THE concept of an all-Aboriginal school like Pemulwuy College is not new. Officials in the Department of Employment, Education, and Training estimate that there are at least 20 private Aboriginal schools and as many as 50 Aboriginal or Torres Strait Islanders public schools. Some are all-Aboriginal simply because of location. But there are a few urban all-Aboriginal schools.
In Adelaide, Alice Rigney, former principal of Aboriginal Kaurna Plains School, recalls that it was a struggle to get both the white and black communities to accept the concept when the school opened its doors to elementary-age children in 1986.
Aboriginal elders were against the idea because they were afraid the schools would resemble the mission schools they attended. ``The mission schools were not for academic success but to train you for menial tasks - to become a housekeeper or a fence mender,'' Ms. Rigney says.
Once she got a core group of parents behind the project, she convinced the South Australian government to fund it. ``The goal was to be academically successful, to compete anywhere in life, but keep our Aboriginality intact,'' she says.
The school is set up as an extended family - like Aboriginal culture. The older students earn more respect. All teachers - white or black - are addressed as ``aunty'' or ``uncle.'' There are 6.4 teachers (the 0.4 is a part-time teacher) for the 80 students enrolled.

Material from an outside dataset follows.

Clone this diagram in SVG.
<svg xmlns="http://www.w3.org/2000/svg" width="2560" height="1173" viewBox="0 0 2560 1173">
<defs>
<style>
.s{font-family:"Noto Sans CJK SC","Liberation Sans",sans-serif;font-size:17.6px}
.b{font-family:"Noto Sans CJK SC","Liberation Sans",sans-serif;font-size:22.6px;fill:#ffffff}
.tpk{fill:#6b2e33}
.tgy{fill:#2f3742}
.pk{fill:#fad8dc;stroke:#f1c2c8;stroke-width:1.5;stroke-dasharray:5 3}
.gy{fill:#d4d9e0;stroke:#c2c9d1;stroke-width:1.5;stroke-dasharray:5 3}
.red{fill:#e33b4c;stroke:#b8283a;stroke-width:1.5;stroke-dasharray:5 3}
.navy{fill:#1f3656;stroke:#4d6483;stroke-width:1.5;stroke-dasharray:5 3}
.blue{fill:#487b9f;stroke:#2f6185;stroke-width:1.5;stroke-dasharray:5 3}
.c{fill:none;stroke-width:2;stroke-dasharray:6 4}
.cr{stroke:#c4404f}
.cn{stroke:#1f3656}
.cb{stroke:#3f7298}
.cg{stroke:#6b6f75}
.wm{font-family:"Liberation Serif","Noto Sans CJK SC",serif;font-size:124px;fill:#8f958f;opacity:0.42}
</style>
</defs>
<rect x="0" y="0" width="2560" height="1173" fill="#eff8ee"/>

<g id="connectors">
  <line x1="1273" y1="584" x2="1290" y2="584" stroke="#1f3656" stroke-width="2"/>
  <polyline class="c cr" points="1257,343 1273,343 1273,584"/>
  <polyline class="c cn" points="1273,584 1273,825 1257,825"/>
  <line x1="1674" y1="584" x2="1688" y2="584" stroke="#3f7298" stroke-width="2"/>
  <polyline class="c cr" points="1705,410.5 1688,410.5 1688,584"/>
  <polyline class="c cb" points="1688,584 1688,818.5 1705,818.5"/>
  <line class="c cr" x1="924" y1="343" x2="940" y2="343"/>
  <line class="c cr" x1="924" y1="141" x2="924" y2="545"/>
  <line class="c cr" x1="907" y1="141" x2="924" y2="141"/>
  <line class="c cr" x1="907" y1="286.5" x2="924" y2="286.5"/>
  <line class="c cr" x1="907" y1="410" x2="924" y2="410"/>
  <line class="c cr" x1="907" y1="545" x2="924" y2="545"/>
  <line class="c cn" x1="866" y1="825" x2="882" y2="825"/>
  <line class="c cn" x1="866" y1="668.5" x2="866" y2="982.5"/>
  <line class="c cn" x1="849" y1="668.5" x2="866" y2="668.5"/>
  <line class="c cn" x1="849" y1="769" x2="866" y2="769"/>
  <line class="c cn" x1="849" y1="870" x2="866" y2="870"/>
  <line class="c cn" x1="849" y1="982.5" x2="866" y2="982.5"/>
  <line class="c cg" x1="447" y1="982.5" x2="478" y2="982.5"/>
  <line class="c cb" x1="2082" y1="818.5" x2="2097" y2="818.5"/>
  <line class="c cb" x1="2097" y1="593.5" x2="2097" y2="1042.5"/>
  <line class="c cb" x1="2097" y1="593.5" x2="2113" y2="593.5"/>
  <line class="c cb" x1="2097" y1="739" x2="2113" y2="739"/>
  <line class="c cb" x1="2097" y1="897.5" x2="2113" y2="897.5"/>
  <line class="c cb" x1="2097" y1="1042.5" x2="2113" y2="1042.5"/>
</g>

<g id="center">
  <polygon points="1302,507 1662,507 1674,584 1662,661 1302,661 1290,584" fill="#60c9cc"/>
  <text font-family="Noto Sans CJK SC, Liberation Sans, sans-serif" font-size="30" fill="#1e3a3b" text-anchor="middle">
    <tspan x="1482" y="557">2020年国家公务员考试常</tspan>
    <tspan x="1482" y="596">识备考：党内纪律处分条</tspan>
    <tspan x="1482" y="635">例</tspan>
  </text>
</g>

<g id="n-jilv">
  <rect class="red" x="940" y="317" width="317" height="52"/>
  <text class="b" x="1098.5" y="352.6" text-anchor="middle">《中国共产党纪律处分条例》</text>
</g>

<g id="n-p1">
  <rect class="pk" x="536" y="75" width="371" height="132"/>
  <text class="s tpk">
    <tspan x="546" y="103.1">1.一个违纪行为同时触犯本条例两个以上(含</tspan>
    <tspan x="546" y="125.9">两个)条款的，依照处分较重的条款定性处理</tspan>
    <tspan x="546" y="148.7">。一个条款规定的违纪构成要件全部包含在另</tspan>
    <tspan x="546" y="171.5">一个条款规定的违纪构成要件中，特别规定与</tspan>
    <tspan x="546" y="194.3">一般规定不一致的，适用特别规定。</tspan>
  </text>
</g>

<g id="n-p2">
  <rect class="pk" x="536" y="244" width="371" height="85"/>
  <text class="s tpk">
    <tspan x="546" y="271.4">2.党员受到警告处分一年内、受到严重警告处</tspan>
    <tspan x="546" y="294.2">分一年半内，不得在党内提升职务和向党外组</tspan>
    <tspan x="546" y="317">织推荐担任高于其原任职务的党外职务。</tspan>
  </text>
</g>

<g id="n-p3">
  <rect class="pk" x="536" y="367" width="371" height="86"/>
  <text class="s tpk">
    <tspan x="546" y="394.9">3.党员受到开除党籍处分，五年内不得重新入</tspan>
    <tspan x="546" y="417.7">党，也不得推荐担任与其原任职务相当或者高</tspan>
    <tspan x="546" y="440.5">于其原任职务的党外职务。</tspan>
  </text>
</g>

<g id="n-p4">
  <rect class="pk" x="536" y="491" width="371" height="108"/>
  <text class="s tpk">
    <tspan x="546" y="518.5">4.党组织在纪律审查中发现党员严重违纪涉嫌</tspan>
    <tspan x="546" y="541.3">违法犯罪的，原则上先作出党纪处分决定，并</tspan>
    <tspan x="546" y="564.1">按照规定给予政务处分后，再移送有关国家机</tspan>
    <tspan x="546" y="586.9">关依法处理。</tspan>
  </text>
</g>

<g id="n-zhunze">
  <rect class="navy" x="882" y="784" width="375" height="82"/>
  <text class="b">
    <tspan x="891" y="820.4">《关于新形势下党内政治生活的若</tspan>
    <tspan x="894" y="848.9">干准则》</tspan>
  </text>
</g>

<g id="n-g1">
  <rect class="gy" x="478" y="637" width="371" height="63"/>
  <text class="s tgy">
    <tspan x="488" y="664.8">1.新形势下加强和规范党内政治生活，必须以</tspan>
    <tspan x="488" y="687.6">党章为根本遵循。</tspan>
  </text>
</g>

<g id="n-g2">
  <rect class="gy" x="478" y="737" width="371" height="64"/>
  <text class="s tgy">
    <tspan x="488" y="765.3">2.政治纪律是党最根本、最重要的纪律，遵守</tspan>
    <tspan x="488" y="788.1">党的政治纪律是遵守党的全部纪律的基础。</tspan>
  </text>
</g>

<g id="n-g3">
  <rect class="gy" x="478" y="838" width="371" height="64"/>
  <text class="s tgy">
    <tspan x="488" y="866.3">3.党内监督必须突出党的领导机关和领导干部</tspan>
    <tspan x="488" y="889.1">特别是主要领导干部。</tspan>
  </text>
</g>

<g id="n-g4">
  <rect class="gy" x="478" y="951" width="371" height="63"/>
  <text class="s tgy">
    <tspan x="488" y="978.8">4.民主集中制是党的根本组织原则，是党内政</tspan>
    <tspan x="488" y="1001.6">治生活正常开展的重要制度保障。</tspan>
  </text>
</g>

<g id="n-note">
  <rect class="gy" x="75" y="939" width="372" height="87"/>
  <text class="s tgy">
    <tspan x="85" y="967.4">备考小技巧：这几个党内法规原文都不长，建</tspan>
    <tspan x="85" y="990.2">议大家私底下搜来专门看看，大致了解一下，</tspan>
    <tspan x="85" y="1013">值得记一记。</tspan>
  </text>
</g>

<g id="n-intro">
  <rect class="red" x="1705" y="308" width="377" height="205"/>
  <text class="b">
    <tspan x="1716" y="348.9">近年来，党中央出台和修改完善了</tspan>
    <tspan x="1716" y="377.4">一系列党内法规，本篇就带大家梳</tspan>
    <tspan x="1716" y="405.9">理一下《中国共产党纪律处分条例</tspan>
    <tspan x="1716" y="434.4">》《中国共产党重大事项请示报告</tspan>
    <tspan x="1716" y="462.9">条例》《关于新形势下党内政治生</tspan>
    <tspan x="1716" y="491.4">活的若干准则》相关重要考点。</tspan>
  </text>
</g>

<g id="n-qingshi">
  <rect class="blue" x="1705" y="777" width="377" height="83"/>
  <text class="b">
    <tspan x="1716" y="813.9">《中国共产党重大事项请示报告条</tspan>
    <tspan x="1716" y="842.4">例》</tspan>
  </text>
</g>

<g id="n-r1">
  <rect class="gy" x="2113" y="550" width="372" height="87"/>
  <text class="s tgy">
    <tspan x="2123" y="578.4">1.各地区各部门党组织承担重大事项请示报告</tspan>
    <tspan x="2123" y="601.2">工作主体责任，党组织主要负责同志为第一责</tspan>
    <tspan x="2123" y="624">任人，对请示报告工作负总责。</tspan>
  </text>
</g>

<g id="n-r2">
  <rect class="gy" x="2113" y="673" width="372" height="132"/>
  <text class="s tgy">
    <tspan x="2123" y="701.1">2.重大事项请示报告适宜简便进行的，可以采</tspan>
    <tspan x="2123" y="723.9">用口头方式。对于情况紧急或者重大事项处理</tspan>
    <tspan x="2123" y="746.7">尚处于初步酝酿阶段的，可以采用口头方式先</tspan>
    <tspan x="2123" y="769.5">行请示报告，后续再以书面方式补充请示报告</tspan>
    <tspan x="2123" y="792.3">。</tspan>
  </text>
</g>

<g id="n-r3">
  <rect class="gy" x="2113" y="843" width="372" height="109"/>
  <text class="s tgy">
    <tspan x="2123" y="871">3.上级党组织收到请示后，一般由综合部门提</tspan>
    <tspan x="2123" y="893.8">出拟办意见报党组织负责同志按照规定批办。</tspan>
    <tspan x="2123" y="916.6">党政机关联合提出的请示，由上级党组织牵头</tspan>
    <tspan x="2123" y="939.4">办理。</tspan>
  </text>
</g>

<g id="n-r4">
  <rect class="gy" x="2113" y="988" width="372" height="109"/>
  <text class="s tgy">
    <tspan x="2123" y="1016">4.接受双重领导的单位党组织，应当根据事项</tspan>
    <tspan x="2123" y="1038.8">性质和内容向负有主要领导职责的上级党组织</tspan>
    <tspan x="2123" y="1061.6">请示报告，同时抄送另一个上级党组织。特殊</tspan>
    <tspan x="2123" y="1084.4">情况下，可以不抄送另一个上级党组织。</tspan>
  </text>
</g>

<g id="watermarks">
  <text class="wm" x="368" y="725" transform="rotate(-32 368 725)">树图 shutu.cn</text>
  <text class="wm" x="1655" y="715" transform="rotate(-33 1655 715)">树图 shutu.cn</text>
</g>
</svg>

The school mainly concentrates on elementary-age children (ages 5 through 12). ``We could not cater for the high school kids - we wouldn't have science equipment or home economics facilities,'' she explains.
Although Kaurna is still relatively new, Rigney says she believes the school is getting results. ``Outside advisers have told us we are heading in the right direction,'' she says. And, because the school is run by Aborigines for Aborigines, the organizers feel compelled to succeed. ``We are accountable to the Aboriginal community,'' she says.